_Required work_
Find out how many lines of the material contain the string "code" and give only that figure.

_Available data_
· · ·

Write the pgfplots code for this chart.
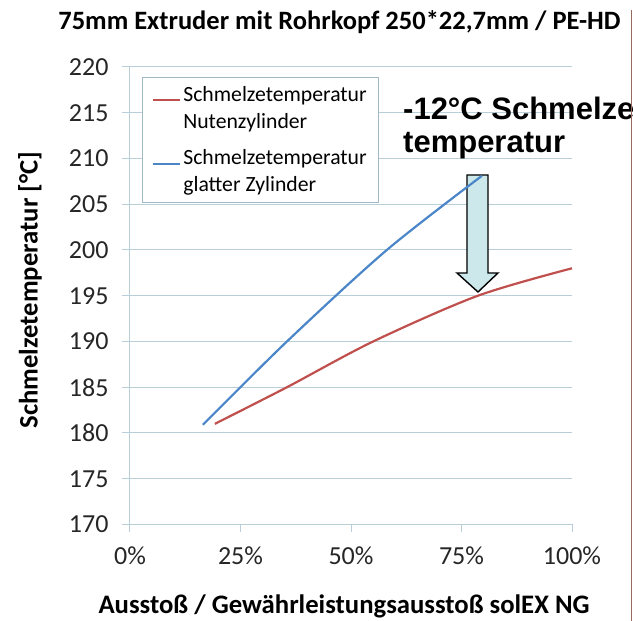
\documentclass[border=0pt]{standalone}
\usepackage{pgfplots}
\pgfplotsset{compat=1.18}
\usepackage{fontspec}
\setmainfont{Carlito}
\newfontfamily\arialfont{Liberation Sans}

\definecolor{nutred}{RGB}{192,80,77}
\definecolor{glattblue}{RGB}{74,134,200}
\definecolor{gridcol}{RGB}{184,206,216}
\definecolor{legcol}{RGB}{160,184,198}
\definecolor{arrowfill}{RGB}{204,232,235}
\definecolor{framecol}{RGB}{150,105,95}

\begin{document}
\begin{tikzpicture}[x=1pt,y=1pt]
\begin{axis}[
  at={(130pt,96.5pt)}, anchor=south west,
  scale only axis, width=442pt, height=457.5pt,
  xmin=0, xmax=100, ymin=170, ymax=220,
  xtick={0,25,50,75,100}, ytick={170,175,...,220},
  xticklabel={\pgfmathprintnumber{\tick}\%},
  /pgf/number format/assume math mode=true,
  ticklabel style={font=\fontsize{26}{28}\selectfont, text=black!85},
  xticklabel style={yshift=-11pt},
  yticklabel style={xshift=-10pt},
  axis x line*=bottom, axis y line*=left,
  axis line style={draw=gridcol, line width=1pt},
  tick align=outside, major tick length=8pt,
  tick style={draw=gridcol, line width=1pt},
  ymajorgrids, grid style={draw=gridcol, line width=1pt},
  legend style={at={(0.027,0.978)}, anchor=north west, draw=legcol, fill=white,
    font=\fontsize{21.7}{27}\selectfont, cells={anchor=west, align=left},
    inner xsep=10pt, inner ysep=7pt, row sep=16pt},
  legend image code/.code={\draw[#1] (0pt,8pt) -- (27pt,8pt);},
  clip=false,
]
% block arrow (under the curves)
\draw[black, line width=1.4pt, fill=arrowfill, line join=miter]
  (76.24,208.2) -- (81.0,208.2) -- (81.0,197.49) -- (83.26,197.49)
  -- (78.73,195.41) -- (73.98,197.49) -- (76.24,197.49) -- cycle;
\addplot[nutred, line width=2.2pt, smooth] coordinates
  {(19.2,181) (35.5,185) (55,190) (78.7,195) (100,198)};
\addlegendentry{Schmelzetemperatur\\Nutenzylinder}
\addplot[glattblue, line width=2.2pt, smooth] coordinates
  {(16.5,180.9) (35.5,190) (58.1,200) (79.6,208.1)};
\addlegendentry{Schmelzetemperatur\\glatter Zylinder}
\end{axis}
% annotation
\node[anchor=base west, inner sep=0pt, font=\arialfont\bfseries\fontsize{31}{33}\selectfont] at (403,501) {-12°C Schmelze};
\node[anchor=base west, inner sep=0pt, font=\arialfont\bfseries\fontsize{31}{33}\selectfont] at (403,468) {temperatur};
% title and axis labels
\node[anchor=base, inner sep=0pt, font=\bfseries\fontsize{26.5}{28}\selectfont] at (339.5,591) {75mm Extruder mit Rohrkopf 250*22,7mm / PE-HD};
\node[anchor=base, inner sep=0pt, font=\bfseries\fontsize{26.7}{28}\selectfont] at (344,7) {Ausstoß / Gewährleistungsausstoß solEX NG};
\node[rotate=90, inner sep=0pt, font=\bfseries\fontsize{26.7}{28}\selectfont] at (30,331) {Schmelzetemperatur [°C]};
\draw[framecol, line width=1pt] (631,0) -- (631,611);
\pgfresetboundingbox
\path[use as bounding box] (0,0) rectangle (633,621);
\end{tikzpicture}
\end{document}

· · ·

_Task solution_
2